The liberal international order became radicalised in at least five ways: the Hegelian, associated with the discourse of the ‘end of history’; the Kantian, with the extreme emphasis on human rights; the Hobbesian, with numerous ill-judged military interventions intended, among other things, to advance democracy in the world; the Hayekian, which represented the triumph of neo-liberal thinking and the disembedding of market from social relations; and the Marcusean cultural victory of social liberalism accompanied by the societal fragmentation associated with identity politics.
Some of this radicalisation was the natural result of the absence of a viable competitor, allowing the inherent character of the liberal international order to advance unchecked. However, some of it was hubristic, exposing a dark exclusivity and intolerance of other social orders and traditional life patterns.
As the only surviving system with genuinely universal aspirations, the liberal order assumed more ambitious characteristics, including a radical version of globalisation, democracy promotion and regime change.

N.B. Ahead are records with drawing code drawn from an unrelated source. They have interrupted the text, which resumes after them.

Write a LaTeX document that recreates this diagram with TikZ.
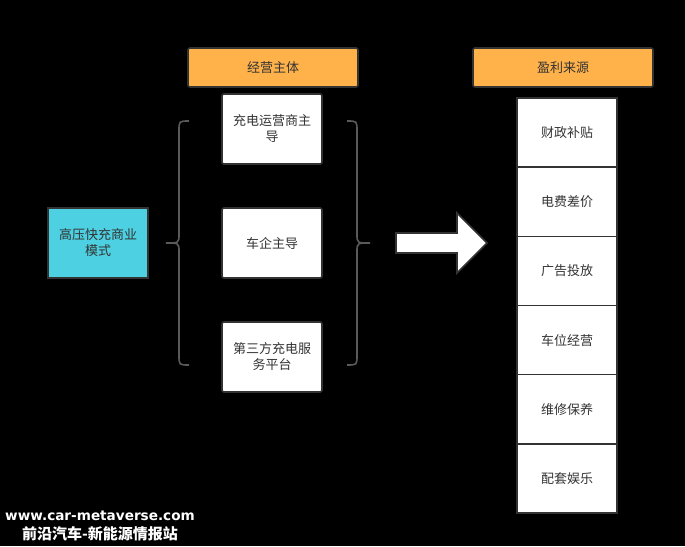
\documentclass[tikz,border=0pt]{standalone}
\usepackage{fontspec}
\setmainfont{Noto Sans CJK SC}
\newfontfamily\wmlatin{DejaVu Sans}
\newfontfamily\wmcjk{Noto Sans CJK SC}
\definecolor{hdrorange}{HTML}{FFB14A}
\definecolor{modecyan}{HTML}{4DD0E1}
\definecolor{edgegray}{HTML}{333333}
\definecolor{bracegray}{HTML}{5A5A5A}
\definecolor{txtgray}{HTML}{333333}
\tikzset{
  base/.style={draw=edgegray, line width=1.6pt, text=txtgray, align=center,
    font=\fontsize{13pt}{16pt}\selectfont, inner sep=2pt},
  hdr/.style={base, fill=hdrorange, rounded corners=2pt, minimum height=39pt},
  opbox/.style={base, fill=white, rounded corners=2pt, minimum width=100pt, minimum height=70pt},
  modebox/.style={base, fill=modecyan, minimum width=100pt, minimum height=70pt},
  rowbox/.style={base, fill=white, minimum width=100pt, minimum height=69.17pt},
  bracepath/.style={draw=bracegray, line width=1.6pt},
  bigarrow/.style={draw=edgegray, line width=1.6pt, fill=white},
  wm/.style={text=white, inner sep=0pt}
}
\begin{document}
\begin{tikzpicture}[x=1pt,y=-1pt]
\fill[black] (0,0) rectangle (685,546);
\useasboundingbox (0,0) rectangle (685,546);

% headers
\node[hdr, minimum width=170pt] (hdrA) at (273,67.5) {经营主体};
\node[hdr, minimum width=180pt] (hdrB) at (563,67.5) {盈利来源};

% operators
\node[opbox] (opA) at (272,129) {充电运营商主\\导};
\node[opbox] (opB) at (272,243) {车企主导};
\node[opbox] (opC) at (272,357) {第三方充电服\\务平台};

% mode
\node[modebox] (mode) at (98,243) {高压快充商业\\模式};

% braces
\draw[bracepath] (189,121) .. controls (179,121) .. (179,131) -- (179,234)
  .. controls (179,243) .. (166,243) .. controls (179,243) .. (179,252)
  -- (179,355) .. controls (179,365) .. (189,365);
\draw[bracepath] (347,121) .. controls (357,121) .. (357,131) -- (357,234)
  .. controls (357,243) .. (370,243) .. controls (357,243) .. (357,252)
  -- (357,355) .. controls (357,365) .. (347,365);

% big arrow
\draw[bigarrow] (396,233) -- (457,233) -- (457,213) -- (487,243) -- (457,273)
  -- (457,253) -- (396,253) -- cycle;

% revenue rows
\node[rowbox] (r1) at (567,132.58) {财政补贴};
\node[rowbox] (r2) at (567,201.75) {电费差价};
\node[rowbox] (r3) at (567,270.92) {广告投放};
\node[rowbox] (r4) at (567,340.08) {车位经营};
\node[rowbox] (r5) at (567,409.25) {维修保养};
\node[rowbox] (r6) at (567,478.42) {配套娱乐};

% watermark
\node[wm, font=\wmlatin\bfseries\fontsize{13.6pt}{15pt}\selectfont] (wm1) at (100,516) {www.car-metaverse.com};
\node[wm, font=\wmcjk\bfseries\fontsize{15pt}{17pt}\selectfont] (wm2) at (100,534) {前沿汽车-新能源情报站};
\end{tikzpicture}
\end{document}
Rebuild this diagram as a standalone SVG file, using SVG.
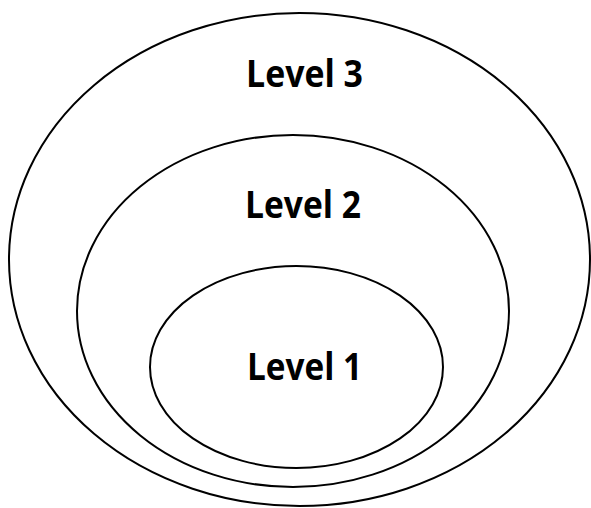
<svg xmlns="http://www.w3.org/2000/svg" width="591" height="508" viewBox="0 0 591 508">
  <style>
    .ring { fill: none; stroke: #000; stroke-width: 2; }
    .label { font-family: "Open Sans", "Liberation Sans", sans-serif; font-weight: bold; font-size: 38px; fill: #000; text-anchor: middle; }
  </style>
  <rect width="591" height="508" fill="#fff"/>
  <g id="level3">
    <ellipse class="ring" cx="299.5" cy="259.5" rx="290.5" ry="246.5"/>
    <text class="label" x="304.5" y="87" textLength="117" lengthAdjust="spacingAndGlyphs">Level 3</text>
  </g>
  <g id="level2">
    <ellipse class="ring" cx="293" cy="311" rx="216" ry="176"/>
    <text class="label" x="303" y="218" textLength="116" lengthAdjust="spacingAndGlyphs">Level 2</text>
  </g>
  <g id="level1">
    <ellipse class="ring" cx="296.5" cy="367" rx="146.5" ry="101"/>
    <text class="label" x="304.5" y="380" textLength="115" lengthAdjust="spacingAndGlyphs">Level 1</text>
  </g>
  <g id="connectors"/>
</svg>
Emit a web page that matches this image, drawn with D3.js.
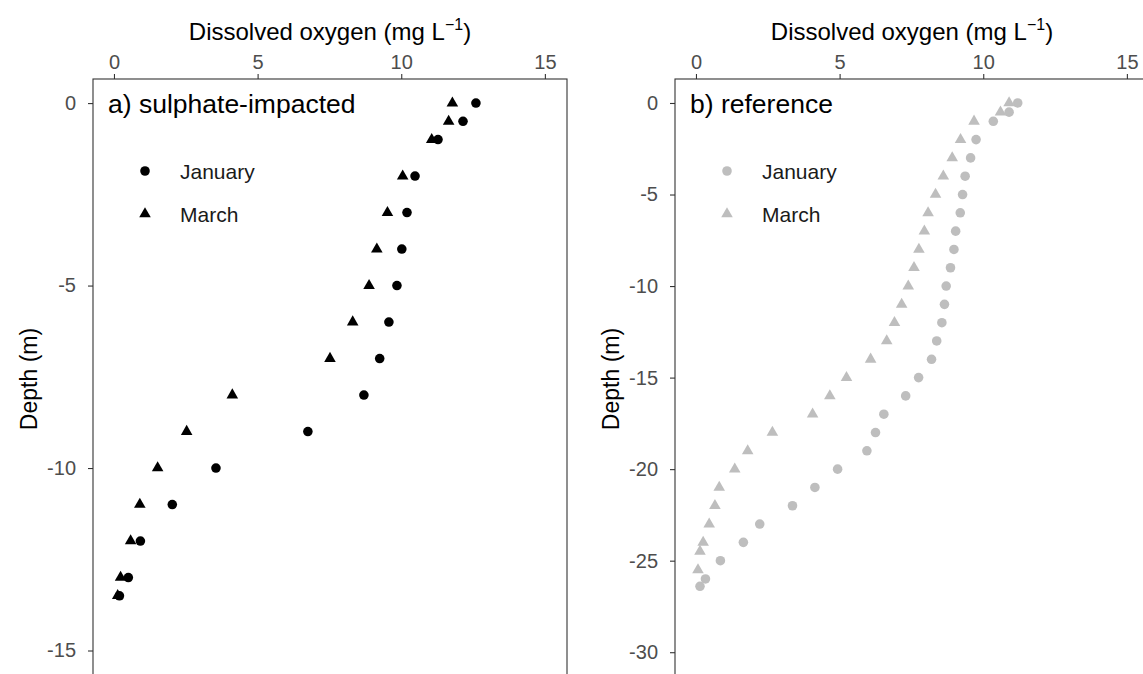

Graham Allison notes that during the Cold War the US ‘never promoted liberalism abroad when it believed that doing so would pose a significant threat to its vital interests at home’. In the unipolar era the teleology of the ‘end of history’ predominated. ‘An odd coupling’, Allison writes, ‘of neoconservative crusaders on the right and liberal interventionists on the left’ convinced successive American presidents ‘to try to advance the spread of capitalism and liberal democracy through the barrel of a gun’.
The prohibition on the use of force except with the sanction of the UN was weakened, and Responsibility to Protect represented a move away from sovereign internationalism towards the validation of humanitarian interventionism. The language of international law gave way to the idea of a ‘rules-based order’. Moscow was quick to point out the double standard involved, with the rules open to interpretation and selective implementation.
Not only was the radicalised liberal international order less tolerant of states with different cultural backgrounds, but it was also less forbearing when it came to alternative power centres. This was especially the case if this was combined with resistance to the changes towards social liberalism and neoliberal capitalism taking place within liberal order. If postwar liberalism was based on state consent, the post-Cold War version asserted a universal agenda that was more ready to transcend state sovereignty and cultural specificity.
Democratic internationalism promoted by post-Cold War liberal internationalism is based on the expansionist logic of an order that essentially claims to have ready-made solutions to problems of peace, governance, development and human community. This represents an unprecedented cultural revolution that shapes international politics today.